Nos preguntamos qué sucede, por ejemplo, cuando ese senderista que se extravía, y aún a pesar de salir los bomberos en su búsqueda, fallece. ¿Quién paga entonces el rescate? ¿Las autoridades se incautan de los bienes del finado, si los hubiere, hasta saldar la deuda contraída, es decir, hasta recuperar el importe del salvamento frustrado? ¿O se carga la minuta a los familiares que le sobreviven, esperando a darles el sablazo tras el funeral? ¿Queda la tarifa-rescate pendiente de cobro y se la endosan con disimulo al próximo imprudente que pueda contarlo? ¿O acaso con la muerte del temerario excursionista se extingue la responsabilidad civil y el gasto originado por el operativo del salvamento va a fondo perdido, como las ayudas bancarias?...

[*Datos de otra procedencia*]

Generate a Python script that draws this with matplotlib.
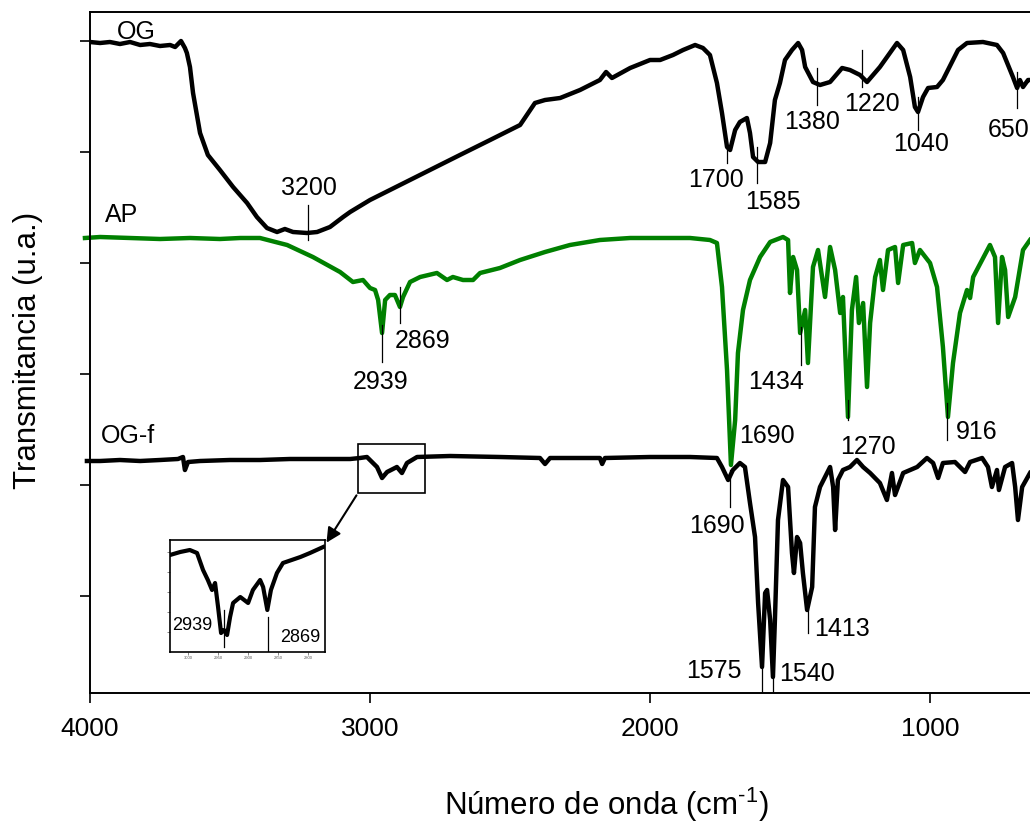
import numpy as np
import matplotlib
matplotlib.use("Agg")
import matplotlib.pyplot as plt
from matplotlib.patches import Rectangle

plt.rcParams['font.family'] = ['Liberation Sans', 'DejaVu Sans']
plt.rcParams['mathtext.fontset'] = 'custom'
plt.rcParams['mathtext.rm'] = 'Liberation Sans'

# OG spectrum (wavenumber, transmittance a.u.)
og_wn = [4000, 3964, 3929, 3893, 3857, 3821, 3786, 3750, 3714, 3696, 3675, 3661, 3654, 3643, 3632,
         3607, 3579, 3536, 3489, 3439, 3404, 3368, 3332, 3304, 3275, 3225, 3189, 3143, 3096, 3071,
         3000, 2893, 2786, 2679, 2571, 2464, 2411, 2375, 2321, 2250, 2179, 2157, 2136, 2071, 2000,
         1964, 1918, 1882, 1839, 1811, 1786, 1761, 1743, 1725, 1714, 1696, 1679, 1654, 1643, 1632,
         1614, 1589, 1571, 1554, 1536, 1518, 1493, 1471, 1457, 1446, 1418, 1393, 1357, 1314, 1286,
         1250, 1225, 1179, 1118, 1096, 1071, 1054, 1043, 1025, 1007, 975, 954, 900, 868, 811,
         761, 739, 704, 689, 679, 668, 650, 643]
og_t = [651, 650, 651, 649, 651, 648, 649, 647, 648, 646, 652, 645, 640, 626, 600,
        560, 538, 523, 506, 490, 476, 465, 461, 464, 461, 460, 461, 466, 476, 481,
        493, 508, 523, 538, 553, 568, 590, 593, 595, 603, 613, 621, 615, 625, 633,
        633, 638, 643, 648, 645, 638, 610, 580, 546, 543, 563, 571, 575, 560, 536,
        531, 531, 550, 593, 610, 633, 643, 650, 643, 626, 611, 608, 611, 625, 623,
        618, 611, 626, 650, 643, 616, 586, 581, 596, 605, 606, 613, 643, 650, 651,
        648, 640, 616, 605, 613, 606, 613, 613]

# AP spectrum
ap_wn = [4018, 3964, 3857, 3750, 3643, 3536, 3464, 3393, 3296, 3204, 3107, 3061, 3025, 3000, 2982,
         2971, 2957, 2946, 2929, 2911, 2893, 2882, 2857, 2821, 2761, 2725, 2704, 2668, 2632, 2607,
         2536, 2464, 2375, 2286, 2179, 2071, 1964, 1857, 1786, 1761, 1743, 1725, 1711, 1696, 1686,
         1668, 1643, 1607, 1571, 1525, 1507, 1500, 1489, 1475, 1464, 1446, 1436, 1418, 1400, 1375,
         1357, 1339, 1321, 1311, 1293, 1279, 1264, 1254, 1239, 1225, 1214, 1196, 1179, 1168, 1150,
         1125, 1114, 1096, 1064, 1054, 1036, 1000, 975, 954, 936, 918, 893, 868, 857, 846,
         786, 768, 757, 743, 732, 721, 696, 668, 643]
ap_t = [455, 456, 455, 454, 455, 454, 455, 455, 448, 436, 421, 411, 413, 405, 403,
        393, 360, 393, 398, 398, 386, 396, 411, 416, 420, 413, 416, 413, 413, 420,
        425, 433, 441, 448, 453, 455, 455, 455, 453, 450, 406, 323, 228, 273, 340,
        383, 413, 436, 451, 456, 453, 400, 436, 423, 360, 383, 330, 426, 443, 396,
        446, 423, 380, 396, 276, 383, 416, 370, 390, 306, 370, 416, 433, 403, 443,
        446, 410, 448, 450, 430, 443, 430, 406, 346, 276, 330, 380, 403, 395, 416,
        448, 436, 370, 436, 423, 376, 396, 443, 453]

# OG-f spectrum
ogf_wn = [4011, 3964, 3893, 3821, 3750, 3686, 3668, 3661, 3650, 3607, 3500, 3393, 3286, 3179, 3071,
          3036, 3011, 2975, 2957, 2939, 2904, 2886, 2868, 2832, 2714, 2536, 2393, 2375, 2357, 2179,
          2171, 2161, 2000, 1857, 1761, 1743, 1721, 1704, 1679, 1661, 1643, 1625, 1614, 1600, 1589,
          1582, 1571, 1561, 1554, 1543, 1525, 1507, 1493, 1486, 1475, 1464, 1454, 1439, 1421, 1411,
          1393, 1375, 1357, 1346, 1339, 1329, 1311, 1286, 1261, 1239, 1214, 1179, 1154, 1136, 1125,
          1096, 1046, 1011, 989, 971, 954, 911, 875, 857, 814, 793, 779, 761, 754, 732,
          707, 696, 686, 671, 643]
ogf_t = [232, 232, 233, 232, 233, 234, 236, 223, 231, 232, 233, 233, 234, 234, 234,
         235, 236, 226, 215, 221, 226, 220, 230, 236, 237, 236, 235, 229, 235, 235,
         229, 235, 236, 236, 235, 226, 213, 223, 230, 226, 190, 156, 90, 26, 100,
         103, 73, 16, 73, 173, 213, 206, 140, 120, 156, 150, 120, 83, 106, 186,
         206, 216, 226, 206, 163, 213, 223, 226, 233, 226, 220, 210, 193, 220, 198,
         220, 226, 235, 230, 215, 230, 231, 221, 231, 235, 226, 206, 223, 203, 226,
         230, 206, 173, 206, 220]

# OG-f zoom (2700-3050 cm-1)
zoom_wn = [3030, 3013, 2997, 2985, 2975, 2967, 2960, 2955, 2950, 2945, 2940, 2935, 2930, 2925, 2913,
           2900, 2892, 2880, 2875, 2868, 2862, 2852, 2842, 2813, 2797, 2775]
zoom_t = [97, 100, 102, 99, 82, 72, 62, 69, 45, 19, 22, 17, 35, 49, 55,
          49, 62, 72, 65, 42, 62, 79, 89, 95, 99, 105]

# peak labels: text, text x, text y, line x, line y0, line y1
peaks = [
    ("3200", 3218, 505, 3221, 453, 488),
    ("1700", 1764, 513, 1725, 530, 546),
    ("1585", 1561, 491, 1618, 510, 546),
    ("1380", 1421, 571, 1404, 588, 625),
    ("1220", 1207, 589, 1243, 606, 643),
    ("1040", 1032, 549, 1043, 563, 596),
    ("650", 718, 563, 689, 585, 621),
    ("2939", 2961, 311, 2957, 331, 368),
    ("2869", 2811, 352, 2893, 370, 406),
    ("1434", 1550, 311, 1461, 328, 366),
    ("1690", 1582, 257, None, None, None),
    ("1270", 1221, 246, 1293, 273, 293),
    ("916", 832, 261, 939, 253, 290),
    ("1690", 1761, 167, 1714, 186, 223),
    ("1413", 1314, 64, 1436, 60, 83),
    ("1575", 1771, 22, 1600, 0, 26),
    ("1540", 1439, 19, 1561, 0, 16),
]
series_names = [("OG", 3836, 661), ("AP", 3886, 478), ("OG-f", 3864, 257)]

fig = plt.figure(figsize=(10.3, 8.32), dpi=100)
ax = fig.add_axes([90/1030, 139/832, 940/1030, 681/832])

ax.plot(og_wn, og_t, color='black', lw=3.2, solid_joinstyle='round')
ax.plot(ap_wn, ap_t, color='#008000', lw=3.2, solid_joinstyle='round', clip_on=False)
ax.plot(ogf_wn, ogf_t, color='black', lw=3.2, solid_joinstyle='round', clip_on=False)

for txt, tx, ty, lx, y0, y1 in peaks:
    ax.text(tx, ty, txt, fontsize=18, ha='center', va='center')
    if lx is not None:
        ax.plot([lx, lx], [y0, y1], color='black', lw=0.9, zorder=4)

for name, x, y in series_names:
    ax.text(x, y, name, fontsize=18, ha='center', va='center')

ax.set_xlim(4000, 643)
ax.set_ylim(0, 681)
ax.set_xticks([4000, 3000, 2000, 1000])
ax.set_yticks([97, 208, 319, 430, 541, 652])
ax.set_yticklabels([])
ax.tick_params(axis='both', direction='out', length=7, width=1.2, labelsize=19)
ax.tick_params(axis='x', pad=10)
for s in ['left', 'bottom', 'top']:
    ax.spines[s].set_linewidth(1.4)
ax.spines['right'].set_visible(False)

# x label with a short hyphen in the superscript
xl = fig.text(606/1030, 1 - 805/832, r'Número de onda (cm$^{\text{-}1}$)', fontsize=22.5,
              ha='center', va='center')
fig.text(28/1030, 1 - 350/832, 'Transmitancia (u.a.)', fontsize=22.5, rotation=90,
         ha='center', va='center')

# box around zoomed region and arrow to inset
ax.add_patch(Rectangle((2804, 200), 239, 49, fill=False, ec='black', lw=1.2))
ax.annotate('', xy=(325/1030, 1 - 545/832), xycoords='figure fraction',
            xytext=(3043, 200), textcoords='data',
            arrowprops=dict(arrowstyle='-|>', color='black', lw=1.5, mutation_scale=22))

axin = fig.add_axes([170/1030, 180/832, 155/1030, 112/832])
axin.plot(zoom_wn, zoom_t, color='black', lw=3, solid_joinstyle='round')
axin.set_xlim(3030, 2772)
axin.set_ylim(0, 112)
axin.set_xticks([3000, 2950, 2900, 2850, 2800])
axin.set_yticks([20, 40, 60, 80, 100])
axin.set_yticklabels([])
axin.tick_params(axis='both', direction='out', length=2, width=0.5, labelsize=3, colors='#555555', pad=1)
for s in axin.spines.values():
    s.set_linewidth(1.2)
axin.plot([2940, 2940], [5, 42], color='black', lw=0.9)
axin.plot([2867, 2867], [0, 35], color='black', lw=0.9)
axin.text(2993, 27, "2939", fontsize=13, ha='center', va='center')
axin.text(2813, 14, "2869", fontsize=13, ha='center', va='center')

fig.savefig('out.png', dpi=100)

Y, por qué no… ¿Incidirá la meticona e insidiosa normativa lingüística del sonderkommando Montilla en el precio de la tasa-rescate?… De tal modo que si el sociópata… -así nos lo pintan-… ese individuo manirroto, derrochador, que se pierde en el bosque, solicita auxilio en español con su teléfono celular, quedando registrada esa circunstancia punible en el acta de los bomberos… ¿Habrá de satisfacer una multa mayor por infracción idiomática?... La motivación administrativa es sencilla para esa exacción añadida: si además de perderse uno, lo hace en español… -en esta Cataluña nuestra de asfíctico integrismo lingüístico-… comete no solo una irresponsabilidad sino que perpetra una intolerable y contaminante ofensa a nuestras fauna y flora patrias.
En efecto… pues en ese caso turbaría la pacífica existencia de la temerosa bestezuela agazapada a su paso tras un matorral, asustada por las malsonantes alocuciones vertidas en español, ese idioma pútrido, infecto, apto para chachas, yonquis y rameras trotonas y poligonales.

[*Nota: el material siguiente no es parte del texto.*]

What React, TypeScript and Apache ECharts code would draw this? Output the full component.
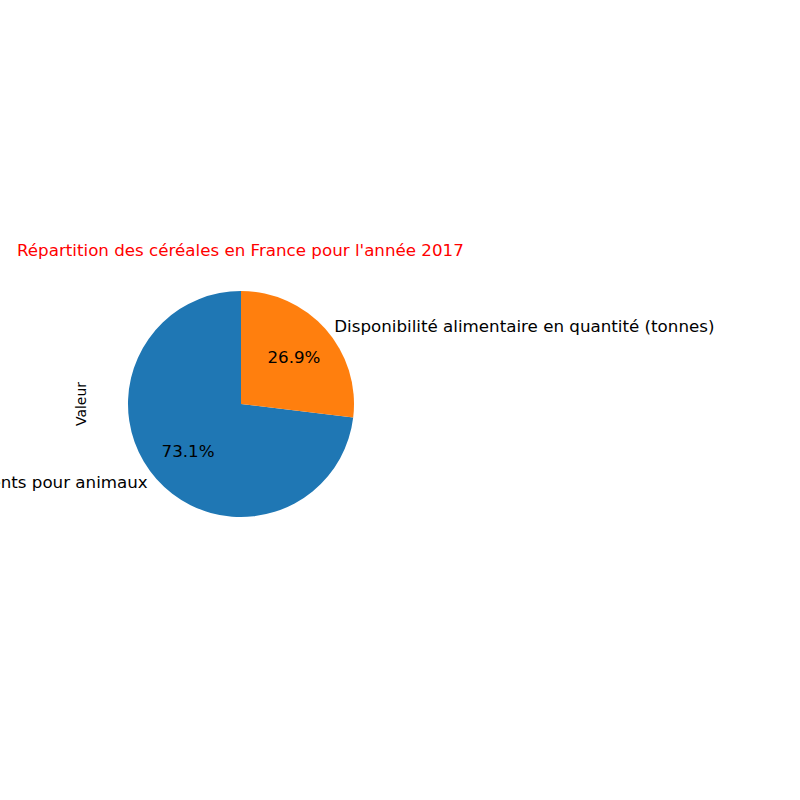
import { useEffect, useRef } from 'react';
import * as echarts from 'echarts';

const categories = ['Aliments pour animaux', 'Disponibilité alimentaire en quantité (tonnes)'];
const values = [73.1, 26.9];
const colors = ['#1f77b4', '#ff7f0e'];

const FONT = 'DejaVu Sans';
const R = 113;
const CENTER = [241, 404];

export default function App() {
  const ref = useRef<HTMLDivElement>(null);

  useEffect(() => {
    if (!ref.current) return;
    const chart = echarts.init(ref.current, undefined, { renderer: 'svg' });
    const data = categories.map((name, i) => ({ name, value: values[i], itemStyle: { color: colors[i] } }));
    chart.setOption({
      animation: false,
      title: {
        text: "Répartition des céréales en France pour l'année 2017",
        left: 12,
        top: 236,
        textStyle: { color: '#ff0000', fontFamily: FONT, fontSize: 16.7, fontWeight: 'normal' },
      },
      graphic: [{
        type: 'text', x: 81, y: 404, rotation: Math.PI / 2,
        style: { text: 'Valeur', fontFamily: FONT, fontSize: 13.9, fill: '#000', align: 'center', verticalAlign: 'middle' },
      }],
      series: [
        {
          type: 'pie', center: CENTER, radius: [0, R], startAngle: 90, clockwise: false,
          avoidLabelOverlap: false, silent: true, data,
          label: { position: 'outside', fontFamily: FONT, fontSize: 16.7, color: '#000', formatter: '{b}' },
          labelLine: { show: false, length: 5, length2: 0 },
        },
        {
          type: 'pie', center: CENTER, radius: [0, R * 1.2], startAngle: 90, clockwise: false,
          avoidLabelOverlap: false, silent: true,
          data: data.map((d) => ({ ...d, itemStyle: { color: 'transparent' } })),
          label: { position: 'inside', fontFamily: FONT, fontSize: 16.7, color: '#000', formatter: (p: any) => p.value.toFixed(1) + '%' },
          labelLine: { show: false },
        },
      ],
    });
    return () => chart.dispose();
  }, []);

  return <div ref={ref} style={{ position: 'fixed', left: 0, top: 0, width: 800, height: 800, background: '#fff' }} />;
}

No debemos ir al bosque, pisarlo, sino es provistos de brújula y de una guía de montaña, pero actualizada, pues el ladrillazo rural ha proliferado de tal modo en las últimas décadas de bonanza económica en muchas de nuestras comarcas, que aquellos mapas de la editorial Alpina, con sus curvas de nivel a colorines, están desfasados y no contemplan la drástica modificación del paisaje. Sería preferible, pues, que en lugar de ir al bosque, el bosque acudiera a nosotros, acaso como la movediza floresta de Birnam (Dunsinane).
Qué ironía… si activaran la tasa turística rural, o tasa arborícola, intención recaudatoria de la que se habló hace unos años y por la que algunos consistorios de montaña pretendían cobrar entrada a los visitantes para recorrer sendas y bosques contenidos en su término municipal, y una vez satisfecha en taquilla, el cliente-paseante se extraviara luego, pero fuera rescatado más tarde, sano y salvo… habría de abonar también un peaje extra para salir.

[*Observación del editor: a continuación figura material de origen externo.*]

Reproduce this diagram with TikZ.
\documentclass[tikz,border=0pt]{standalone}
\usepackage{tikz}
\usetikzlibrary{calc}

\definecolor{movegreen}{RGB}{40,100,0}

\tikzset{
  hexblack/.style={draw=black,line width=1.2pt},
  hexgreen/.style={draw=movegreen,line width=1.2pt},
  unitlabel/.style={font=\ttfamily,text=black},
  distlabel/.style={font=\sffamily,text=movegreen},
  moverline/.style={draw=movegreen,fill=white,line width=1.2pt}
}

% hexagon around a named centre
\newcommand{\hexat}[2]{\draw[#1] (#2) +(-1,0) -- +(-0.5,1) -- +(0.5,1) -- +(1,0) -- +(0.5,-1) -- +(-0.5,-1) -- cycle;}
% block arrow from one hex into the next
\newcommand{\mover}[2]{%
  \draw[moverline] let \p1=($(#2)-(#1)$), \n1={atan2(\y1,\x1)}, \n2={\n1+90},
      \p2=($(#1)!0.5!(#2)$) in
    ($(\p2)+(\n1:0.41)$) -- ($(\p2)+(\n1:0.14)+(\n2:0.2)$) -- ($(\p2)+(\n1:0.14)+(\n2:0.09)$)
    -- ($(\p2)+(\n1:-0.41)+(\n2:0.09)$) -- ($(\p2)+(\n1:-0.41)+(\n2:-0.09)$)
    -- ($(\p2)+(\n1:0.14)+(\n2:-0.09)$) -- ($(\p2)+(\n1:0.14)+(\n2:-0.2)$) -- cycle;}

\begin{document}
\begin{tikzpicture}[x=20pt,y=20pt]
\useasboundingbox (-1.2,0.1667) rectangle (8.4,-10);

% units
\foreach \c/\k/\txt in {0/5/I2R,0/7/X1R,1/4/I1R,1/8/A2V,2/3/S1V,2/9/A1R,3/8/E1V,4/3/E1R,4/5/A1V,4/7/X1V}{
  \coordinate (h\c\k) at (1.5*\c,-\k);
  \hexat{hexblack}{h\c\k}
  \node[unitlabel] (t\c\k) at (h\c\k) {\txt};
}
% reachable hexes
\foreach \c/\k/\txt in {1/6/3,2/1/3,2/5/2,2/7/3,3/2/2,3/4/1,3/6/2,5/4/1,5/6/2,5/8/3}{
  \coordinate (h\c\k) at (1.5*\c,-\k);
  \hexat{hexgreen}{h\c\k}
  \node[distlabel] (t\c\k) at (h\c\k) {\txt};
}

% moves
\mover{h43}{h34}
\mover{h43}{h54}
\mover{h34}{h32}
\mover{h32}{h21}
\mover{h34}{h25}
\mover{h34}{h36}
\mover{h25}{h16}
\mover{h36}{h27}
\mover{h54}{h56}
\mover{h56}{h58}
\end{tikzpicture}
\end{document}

El paseante que equivoca el camino, dicen, y lo damos por natural, es un descerebrado y debe pagar por ello. No sabemos si el traslado en ambulancia hasta un hospital del automovilista que ha cometido una imprudencia al volante, en nuestras carreteras patrias, corre también de su cuenta. O si el costoso operativo de un salvamento marítimo en nuestras aguas territoriales, cerca de las islas Medas, por ejemplo, debe abonarlo el pasaje de la embarcación de recreo a la deriva, a un tris de naufragar.

Accidente o no, toca pagar, no le demos más vueltas, no sea que perdamos el oremus. Y qué… nos hemos acostumbrado a pagar dócilmente casi por cualquier cosa. Y nada de poner en práctica aquello que se dice a menudo: de perdidos al río, pues recordemos que si está prohibido… -por obra y gracia del consejero Baltasar, ideólogo de los aportes puntuales de agua por trasvases-… alterar el apacible hábitat de insectos y pececillos en estanques, lagos y arroyuelos con la intrusión de ociosas pedradas, y no es una coña, ni marinera ni fluvial, con más motivo lo estará si, a plomo, nos zambullimos nosotros en el agua.

¿Una receta para no perderse?... Buscar y dar, como Franco Battiato, con un centro de gravedad permanente. Pero no siempre funciona.

1 comentario:

Reinhard dijo...

Aplicando esa doctrina ¿qué pasa con los progres aventureros secuestrados en Mautitania por la enésima rama de Al Qeda? Porque dicen que el gobierno de España ya pagado el rescate de esos tiñalpas. ¿ Reclamará el gobierno ese pago a estos irresponsables?
Quosque tandem abutere, Zapo, patientia nostra?